Hatharu Udhares is a 2004 Maldivian action-adventure film directed by Easa Shareef, Mohamed Rasheed and Ibrahim Rasheed. Produced by EMA Productions, the film stars Ali Seezan, Reeko Moosa Manik, Ali Ahmed and Mariyam Manike in pivotal roles. The film was marketed as the first adventurous Maldivian film.

==Premise==
Adnan (Ali Ahmed) a heart-broken Romeo is dejected as his ex-girlfriend, Nishmeen (Mariyam Manike) marries another man Junaid (Ali Seezan). As requested by Nishmeen's brother, Naseem (Reeko Moosa Manik), Adnan begins the journey by sea to a nearby island on his unreliable boat, with Naseem, Nishmeen, Junaid and Adnan's friend, Razzaq. In the trip, Adnan and Razzaq determines to unveil the true identity of Junaid; a person who has betrayed several women on the promise of marrying them. While they were preparing for departure, a wise man warns them about an incoming storm.

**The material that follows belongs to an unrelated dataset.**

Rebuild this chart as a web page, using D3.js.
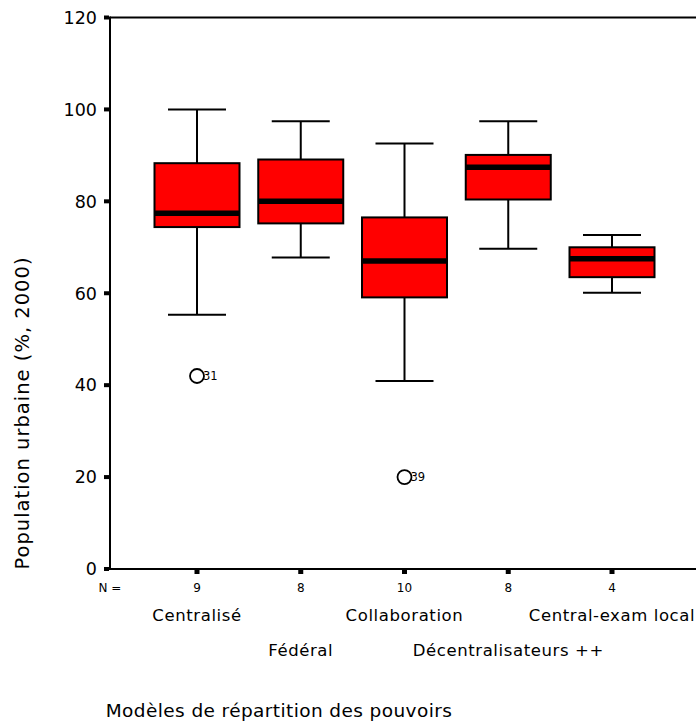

Halfway to their destination, the engine of the boat stops abruptly while the storm hits them hard. As the four people gets stuck on the small boat, disputes arise between them leading to several fights and complications.

== Cast ==
- Ali Seezan as Junaid
- Reeko Moosa Manik as Naseem
- Ali Ahmed as Adnan
- Mariyam Manike as Nishmeen
- Nadheeha
- Nihaama
- Nazeeha
- Fauziyya Hassan as Naseem's mother
- Fayaz as Razzaq
- Ismail Rasheed
- Aminath Rasheedha as Adnan's mother
- Hussain Shibau as Naseem's family friend (special appearance)

==Development==
The story was based on the novel of the same name published by Moosa Latheef on Haveeru Daily. The film marks the debut of actor Ali Ahmed and Mariyam Manike, and the only film which appears the latter on-screen. With the collapse of EMA in 2007, the ownership of the film was transferred solely to Ibrahim Rasheed. The film was registered under Maldivian Classification Board on 15 December 2009.

==Soundtrack==

Track listing
| No. | Title | Lyrics | Music | Singer(s) | Length |
|---|---|---|---|---|---|
| 1. | "Vefaa Othee Dhen Kon Kushehbaaey?" | Easa Shareef | Abdul Hannan Moosa Didi | Abdul Hannan Moosa Didi, Shifa Thaufeeq |  |

==Release and response==
The film was released on 10 March 2004. Upon release, it received mixed to negative reviews from critics, where several critics lauded the post production of the film and the directors were criticized for releasing a "half-baked" film. The film was later made available for streaming on the digital platform Baiskoafu from 5 July 2020.